Isn’t this pretty well mitigated by having a range of scenarios, all where the AI lacks perfect knowledge of exactly how the human is evaluating the scenario, such that the simulator has additional assumptions upon which they can be mistaken? You just need the humans to not be so clueless and so predictable that guessing the monitoring setup and then simulating the humans is better than straightforward reporting of the real state. Or another way, some of this is just an artifact of the scenario being posed with perfect knowledge for the AI about key aspects of the setup on which the simulator should have to guess but the honest AI wouldn’t care.
ELK was framed around looking for worst-case solutions. IMO it’s also good to look for approaches which are useful on the margin, or might be useful at controlling or aligning roughly human-level AIs (which can then hopefully be leveraged to do more work).

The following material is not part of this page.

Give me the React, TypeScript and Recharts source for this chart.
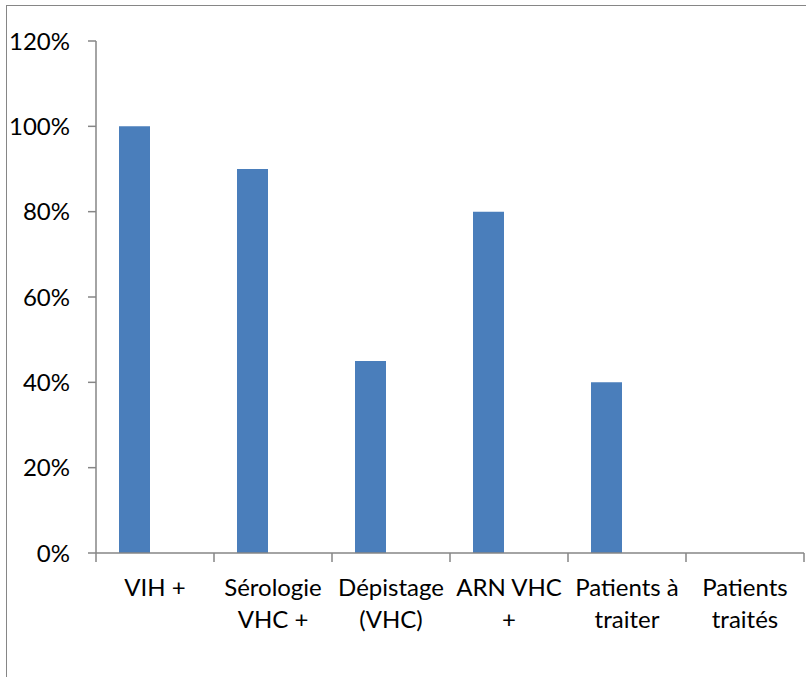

I think if human-level AIs were going to be capable of making great strides in scalable alignment work, we would have seen more progress from human-level humans. The fact that a large chunk of the field has converged on strategies like “Get another person to do the work” (i.e. fieldbuilding work, organizing mentorships, etc.) or “Get an AI to do the work” (i.e. AI control, superalignment) or “Stop or slow the building of AGI and/or make the builders of it more responsible” (i.e. policy work) is a very bad sign.
The total progress being made on the real meat of alignment is very low, compared to the progress being made in capabilities. I don’t see why we should expect this, or the distribution of resources, to suddenly flip in favour of alignment during the middle of the singularity once human-level AIs have been developed, and everything is a thousand times more stressful and the race dynamics are a thousand times worse.